• _WHAT TO PRODUCE_
Working from the top of the listing below, retype each line through the line containing "renderer = fig.canvas.get_renderer()", both included, with no pictures.

= = =

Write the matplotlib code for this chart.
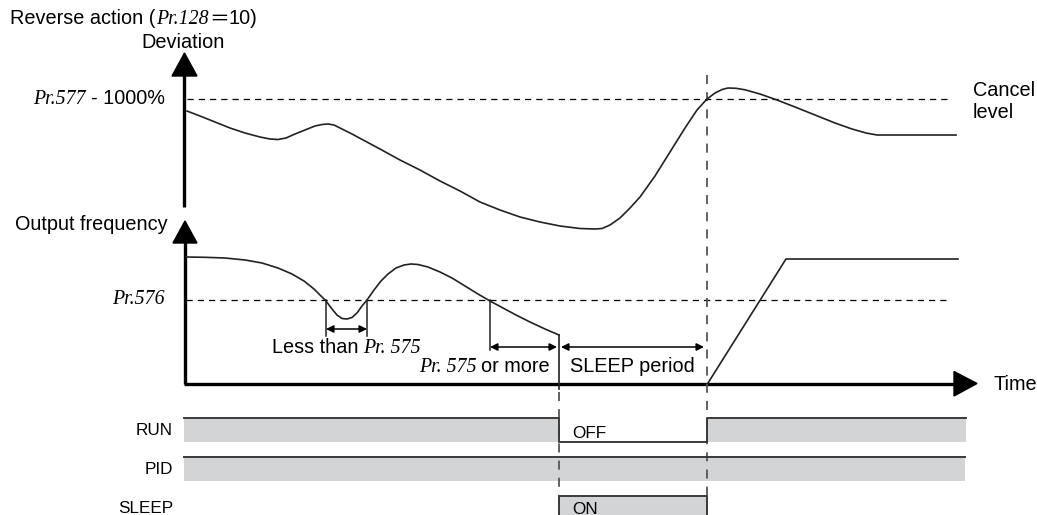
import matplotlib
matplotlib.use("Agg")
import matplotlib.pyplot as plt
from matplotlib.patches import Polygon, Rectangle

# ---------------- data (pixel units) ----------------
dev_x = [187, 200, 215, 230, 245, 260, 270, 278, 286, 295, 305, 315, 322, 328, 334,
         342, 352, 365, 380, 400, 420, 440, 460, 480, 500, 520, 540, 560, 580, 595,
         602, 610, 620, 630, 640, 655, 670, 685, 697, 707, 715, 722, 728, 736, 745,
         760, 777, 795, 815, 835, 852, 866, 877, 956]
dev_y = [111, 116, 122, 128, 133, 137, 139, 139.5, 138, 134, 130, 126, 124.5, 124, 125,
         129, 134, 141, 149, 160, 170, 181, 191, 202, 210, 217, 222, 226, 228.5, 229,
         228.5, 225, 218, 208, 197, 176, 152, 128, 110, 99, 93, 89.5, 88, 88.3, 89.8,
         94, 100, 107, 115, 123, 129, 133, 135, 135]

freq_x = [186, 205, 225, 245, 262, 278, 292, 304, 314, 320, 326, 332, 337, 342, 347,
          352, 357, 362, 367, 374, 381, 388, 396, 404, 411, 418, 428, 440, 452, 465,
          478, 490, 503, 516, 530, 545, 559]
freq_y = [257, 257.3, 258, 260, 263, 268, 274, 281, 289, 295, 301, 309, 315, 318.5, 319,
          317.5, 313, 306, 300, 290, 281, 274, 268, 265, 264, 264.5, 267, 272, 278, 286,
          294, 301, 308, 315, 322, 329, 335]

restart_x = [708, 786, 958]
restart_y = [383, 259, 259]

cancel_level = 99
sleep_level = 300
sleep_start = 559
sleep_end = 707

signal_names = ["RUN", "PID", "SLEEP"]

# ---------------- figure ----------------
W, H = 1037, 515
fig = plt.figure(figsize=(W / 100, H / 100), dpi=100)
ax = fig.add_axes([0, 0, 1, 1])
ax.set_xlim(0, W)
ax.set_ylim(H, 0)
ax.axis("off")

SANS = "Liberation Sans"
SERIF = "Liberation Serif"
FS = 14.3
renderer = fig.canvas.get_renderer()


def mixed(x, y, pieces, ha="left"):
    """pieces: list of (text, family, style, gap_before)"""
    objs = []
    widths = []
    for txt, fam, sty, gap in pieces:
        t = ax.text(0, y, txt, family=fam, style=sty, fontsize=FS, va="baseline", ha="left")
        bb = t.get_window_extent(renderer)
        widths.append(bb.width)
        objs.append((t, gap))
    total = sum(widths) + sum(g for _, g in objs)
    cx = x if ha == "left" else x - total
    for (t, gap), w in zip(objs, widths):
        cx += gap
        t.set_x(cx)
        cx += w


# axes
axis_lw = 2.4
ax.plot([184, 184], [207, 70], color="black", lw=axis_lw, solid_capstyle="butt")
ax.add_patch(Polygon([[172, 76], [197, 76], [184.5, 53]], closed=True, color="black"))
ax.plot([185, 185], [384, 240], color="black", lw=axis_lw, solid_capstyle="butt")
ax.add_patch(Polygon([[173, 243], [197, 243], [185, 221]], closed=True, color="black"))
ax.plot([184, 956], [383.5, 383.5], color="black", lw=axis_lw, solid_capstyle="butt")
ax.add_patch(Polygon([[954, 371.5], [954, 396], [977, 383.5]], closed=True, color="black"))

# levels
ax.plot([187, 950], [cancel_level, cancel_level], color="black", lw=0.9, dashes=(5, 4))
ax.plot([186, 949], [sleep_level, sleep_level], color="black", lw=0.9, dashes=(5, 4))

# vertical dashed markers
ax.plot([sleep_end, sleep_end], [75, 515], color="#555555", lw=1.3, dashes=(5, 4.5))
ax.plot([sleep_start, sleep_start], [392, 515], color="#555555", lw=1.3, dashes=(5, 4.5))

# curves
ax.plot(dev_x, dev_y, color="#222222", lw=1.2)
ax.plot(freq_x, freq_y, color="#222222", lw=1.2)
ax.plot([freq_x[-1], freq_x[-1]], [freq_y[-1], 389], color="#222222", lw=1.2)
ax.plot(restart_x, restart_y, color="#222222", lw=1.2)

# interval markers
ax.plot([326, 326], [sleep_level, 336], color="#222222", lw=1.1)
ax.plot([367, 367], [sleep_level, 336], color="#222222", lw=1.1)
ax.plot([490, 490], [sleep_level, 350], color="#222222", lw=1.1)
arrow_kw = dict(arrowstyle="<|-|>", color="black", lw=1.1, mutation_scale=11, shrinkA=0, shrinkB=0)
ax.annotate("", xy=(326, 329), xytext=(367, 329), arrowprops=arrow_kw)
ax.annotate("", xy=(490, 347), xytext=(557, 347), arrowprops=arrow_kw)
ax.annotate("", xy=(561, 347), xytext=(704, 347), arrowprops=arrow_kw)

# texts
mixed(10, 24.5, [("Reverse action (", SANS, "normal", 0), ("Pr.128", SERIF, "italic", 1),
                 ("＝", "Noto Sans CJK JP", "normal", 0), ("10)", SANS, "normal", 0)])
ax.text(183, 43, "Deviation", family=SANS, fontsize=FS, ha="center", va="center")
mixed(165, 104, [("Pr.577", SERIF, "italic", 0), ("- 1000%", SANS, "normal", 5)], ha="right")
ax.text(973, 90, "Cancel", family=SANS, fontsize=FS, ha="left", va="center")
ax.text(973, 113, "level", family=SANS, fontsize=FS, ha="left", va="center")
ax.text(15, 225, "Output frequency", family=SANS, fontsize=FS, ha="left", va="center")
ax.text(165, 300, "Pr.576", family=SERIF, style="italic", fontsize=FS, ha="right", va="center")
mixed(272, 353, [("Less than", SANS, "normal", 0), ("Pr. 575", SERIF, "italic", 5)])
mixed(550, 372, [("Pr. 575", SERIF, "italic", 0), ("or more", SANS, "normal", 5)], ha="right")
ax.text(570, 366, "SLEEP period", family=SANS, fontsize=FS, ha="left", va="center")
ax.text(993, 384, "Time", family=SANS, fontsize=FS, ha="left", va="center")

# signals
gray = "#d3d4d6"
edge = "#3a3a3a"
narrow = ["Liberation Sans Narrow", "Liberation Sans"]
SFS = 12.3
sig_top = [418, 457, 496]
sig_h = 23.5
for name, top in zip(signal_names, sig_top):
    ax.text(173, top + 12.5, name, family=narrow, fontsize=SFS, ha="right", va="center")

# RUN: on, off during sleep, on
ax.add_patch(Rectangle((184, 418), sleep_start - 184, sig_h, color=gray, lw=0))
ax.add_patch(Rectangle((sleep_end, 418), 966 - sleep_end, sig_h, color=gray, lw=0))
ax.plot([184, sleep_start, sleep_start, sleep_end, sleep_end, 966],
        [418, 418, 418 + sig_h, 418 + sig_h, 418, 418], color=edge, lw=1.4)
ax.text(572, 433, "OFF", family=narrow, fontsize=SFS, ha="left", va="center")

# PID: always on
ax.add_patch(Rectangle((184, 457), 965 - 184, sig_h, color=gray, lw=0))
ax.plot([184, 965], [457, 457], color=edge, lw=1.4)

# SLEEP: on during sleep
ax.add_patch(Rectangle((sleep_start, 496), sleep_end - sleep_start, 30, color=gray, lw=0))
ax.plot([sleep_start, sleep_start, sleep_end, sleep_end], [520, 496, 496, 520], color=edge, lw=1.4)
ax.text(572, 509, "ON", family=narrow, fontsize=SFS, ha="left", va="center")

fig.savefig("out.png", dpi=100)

= = =

• _EXERCISE ANSWER_
Write the matplotlib code for this chart.
import matplotlib
matplotlib.use("Agg")
import matplotlib.pyplot as plt
from matplotlib.patches import Polygon, Rectangle

# ---------------- data (pixel units) ----------------
dev_x = [187, 200, 215, 230, 245, 260, 270, 278, 286, 295, 305, 315, 322, 328, 334,
         342, 352, 365, 380, 400, 420, 440, 460, 480, 500, 520, 540, 560, 580, 595,
         602, 610, 620, 630, 640, 655, 670, 685, 697, 707, 715, 722, 728, 736, 745,
         760, 777, 795, 815, 835, 852, 866, 877, 956]
dev_y = [111, 116, 122, 128, 133, 137, 139, 139.5, 138, 134, 130, 126, 124.5, 124, 125,
         129, 134, 141, 149, 160, 170, 181, 191, 202, 210, 217, 222, 226, 228.5, 229,
         228.5, 225, 218, 208, 197, 176, 152, 128, 110, 99, 93, 89.5, 88, 88.3, 89.8,
         94, 100, 107, 115, 123, 129, 133, 135, 135]

freq_x = [186, 205, 225, 245, 262, 278, 292, 304, 314, 320, 326, 332, 337, 342, 347,
          352, 357, 362, 367, 374, 381, 388, 396, 404, 411, 418, 428, 440, 452, 465,
          478, 490, 503, 516, 530, 545, 559]
freq_y = [257, 257.3, 258, 260, 263, 268, 274, 281, 289, 295, 301, 309, 315, 318.5, 319,
          317.5, 313, 306, 300, 290, 281, 274, 268, 265, 264, 264.5, 267, 272, 278, 286,
          294, 301, 308, 315, 322, 329, 335]

restart_x = [708, 786, 958]
restart_y = [383, 259, 259]

cancel_level = 99
sleep_level = 300
sleep_start = 559
sleep_end = 707

signal_names = ["RUN", "PID", "SLEEP"]

# ---------------- figure ----------------
W, H = 1037, 515
fig = plt.figure(figsize=(W / 100, H / 100), dpi=100)
ax = fig.add_axes([0, 0, 1, 1])
ax.set_xlim(0, W)
ax.set_ylim(H, 0)
ax.axis("off")

SANS = "Liberation Sans"
SERIF = "Liberation Serif"
FS = 14.3
renderer = fig.canvas.get_renderer()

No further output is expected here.